Hoje, país vive momento único: Não há clareza sobre o que está acontecendo e tampouco segurança quanto ao futuro

Guilherme Belido Escreve
Por Guilherme Belido
5 de maio de 2025 - 10h06

Ao longo dos tempos o Brasil pode ser comparado a um medidor de batimento cardíaco descontrolado, que a cada década apresenta gráficos disformes até mesmo quando comparados a limites mais extremos. Falamos, por óbvio, da política e seus entornos.

Quanto ao porquê de não entrar em coma irreversível, é um mistério. Na falta de explicação plausível, remete-se aos atributos de ser um país continental, de riquezas inesgotáveis e, vez por outra, do surgimento de um líder que nos reconduz de volta aos trilhos – aliás, o que há muito não se vê.

Como ilustração dos citados sobressaltos, década após década, em conciso resumo e sem maior recuo no tempo, podemos citar: Anos 50, suicídio de Vargas; 60, renúncia de Jânio Quadros e Golpe de 64. Década 70, aumento da repressão e a crise do petróleo. Anos 1980, ‘desgoverno’ Sarney e eleição de Fernando Collor a qual, com o slogan visivelmente mentiroso de ‘Caçador de Marajás”, ‘só podia dar no que deu’. Anos 90, impeachment de Collor e ‘visitas’ ao FMI. 

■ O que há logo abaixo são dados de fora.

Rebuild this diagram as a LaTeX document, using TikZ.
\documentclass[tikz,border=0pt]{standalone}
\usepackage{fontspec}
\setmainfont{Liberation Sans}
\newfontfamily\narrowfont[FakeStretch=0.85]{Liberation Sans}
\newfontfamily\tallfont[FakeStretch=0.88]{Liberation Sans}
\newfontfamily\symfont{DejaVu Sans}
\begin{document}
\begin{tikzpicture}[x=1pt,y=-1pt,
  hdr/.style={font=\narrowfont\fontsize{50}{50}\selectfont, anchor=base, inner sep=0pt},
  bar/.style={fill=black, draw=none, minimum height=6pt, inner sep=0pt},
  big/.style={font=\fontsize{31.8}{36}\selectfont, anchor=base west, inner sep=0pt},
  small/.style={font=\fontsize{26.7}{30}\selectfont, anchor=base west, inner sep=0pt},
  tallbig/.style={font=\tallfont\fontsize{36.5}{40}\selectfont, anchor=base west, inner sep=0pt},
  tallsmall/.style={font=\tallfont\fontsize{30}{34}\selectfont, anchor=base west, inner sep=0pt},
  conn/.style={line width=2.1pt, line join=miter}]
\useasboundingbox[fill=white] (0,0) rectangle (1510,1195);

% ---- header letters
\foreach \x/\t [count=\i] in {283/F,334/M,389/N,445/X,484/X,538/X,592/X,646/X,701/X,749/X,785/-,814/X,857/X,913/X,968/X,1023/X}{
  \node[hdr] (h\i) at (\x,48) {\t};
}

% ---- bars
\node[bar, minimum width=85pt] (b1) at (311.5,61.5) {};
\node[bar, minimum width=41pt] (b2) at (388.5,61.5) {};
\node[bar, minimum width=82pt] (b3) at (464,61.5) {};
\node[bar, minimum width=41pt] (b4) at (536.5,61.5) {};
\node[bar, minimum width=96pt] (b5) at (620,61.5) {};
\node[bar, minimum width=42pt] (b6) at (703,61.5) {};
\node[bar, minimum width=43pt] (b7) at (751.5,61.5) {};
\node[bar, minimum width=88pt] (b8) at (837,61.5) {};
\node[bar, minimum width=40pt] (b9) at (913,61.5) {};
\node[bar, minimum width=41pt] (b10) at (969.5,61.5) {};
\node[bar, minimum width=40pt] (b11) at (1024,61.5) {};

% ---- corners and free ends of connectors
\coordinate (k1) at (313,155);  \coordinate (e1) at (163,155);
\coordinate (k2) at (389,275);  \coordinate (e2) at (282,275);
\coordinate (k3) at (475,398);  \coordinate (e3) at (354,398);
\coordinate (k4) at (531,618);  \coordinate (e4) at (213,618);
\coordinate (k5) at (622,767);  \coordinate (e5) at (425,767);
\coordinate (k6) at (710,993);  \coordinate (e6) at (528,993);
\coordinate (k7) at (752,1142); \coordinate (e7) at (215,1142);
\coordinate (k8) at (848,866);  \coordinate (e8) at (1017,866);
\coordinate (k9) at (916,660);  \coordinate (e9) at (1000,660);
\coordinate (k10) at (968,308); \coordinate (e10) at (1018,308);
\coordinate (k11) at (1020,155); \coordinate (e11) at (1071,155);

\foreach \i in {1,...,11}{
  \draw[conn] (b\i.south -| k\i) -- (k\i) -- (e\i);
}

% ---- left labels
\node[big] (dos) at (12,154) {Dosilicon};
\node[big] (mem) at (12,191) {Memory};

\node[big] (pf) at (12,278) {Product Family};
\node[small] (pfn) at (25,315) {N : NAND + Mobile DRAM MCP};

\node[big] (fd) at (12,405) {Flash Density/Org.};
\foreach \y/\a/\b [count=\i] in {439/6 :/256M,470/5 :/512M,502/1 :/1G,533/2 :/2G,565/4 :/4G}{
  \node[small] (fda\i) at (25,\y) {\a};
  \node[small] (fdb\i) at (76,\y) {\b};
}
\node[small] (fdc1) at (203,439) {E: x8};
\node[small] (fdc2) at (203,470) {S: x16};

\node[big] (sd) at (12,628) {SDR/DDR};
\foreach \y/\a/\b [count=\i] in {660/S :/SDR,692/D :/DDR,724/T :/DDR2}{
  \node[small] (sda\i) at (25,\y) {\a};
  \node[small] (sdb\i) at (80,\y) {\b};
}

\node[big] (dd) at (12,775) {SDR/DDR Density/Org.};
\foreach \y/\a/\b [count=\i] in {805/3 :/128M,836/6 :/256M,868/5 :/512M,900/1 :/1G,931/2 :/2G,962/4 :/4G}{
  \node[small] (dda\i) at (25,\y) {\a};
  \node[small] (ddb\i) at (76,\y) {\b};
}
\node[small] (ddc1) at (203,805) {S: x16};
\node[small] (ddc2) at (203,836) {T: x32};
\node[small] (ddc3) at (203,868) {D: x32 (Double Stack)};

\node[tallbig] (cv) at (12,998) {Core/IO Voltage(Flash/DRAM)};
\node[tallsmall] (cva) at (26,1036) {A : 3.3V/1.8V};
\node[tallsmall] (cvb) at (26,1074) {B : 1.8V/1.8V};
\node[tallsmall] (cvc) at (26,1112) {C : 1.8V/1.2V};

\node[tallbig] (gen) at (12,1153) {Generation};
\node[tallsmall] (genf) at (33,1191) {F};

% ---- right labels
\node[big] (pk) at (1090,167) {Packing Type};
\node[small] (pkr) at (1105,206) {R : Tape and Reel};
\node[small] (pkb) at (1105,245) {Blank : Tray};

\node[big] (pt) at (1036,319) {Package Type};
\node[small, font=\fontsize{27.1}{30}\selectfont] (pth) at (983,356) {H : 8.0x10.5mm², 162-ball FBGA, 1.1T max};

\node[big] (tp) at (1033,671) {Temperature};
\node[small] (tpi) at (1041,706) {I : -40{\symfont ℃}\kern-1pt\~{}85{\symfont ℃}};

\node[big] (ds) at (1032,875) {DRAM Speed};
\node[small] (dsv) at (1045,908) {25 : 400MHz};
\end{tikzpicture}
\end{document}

Década de 2000, o Mensalão, orquestrado pelo PT-governo e até então o mais escandaloso esquema de propina do País. Já os anos 2010 têm para todos os gostos: Grave recessão, tumultos, manifestações de protestos a cada 15 dias, impeachment de Dilma, prisões em série com a Lava Jato, etc. No meio disso tudo, posse de Michel Temer e novas denúncias de corrupção.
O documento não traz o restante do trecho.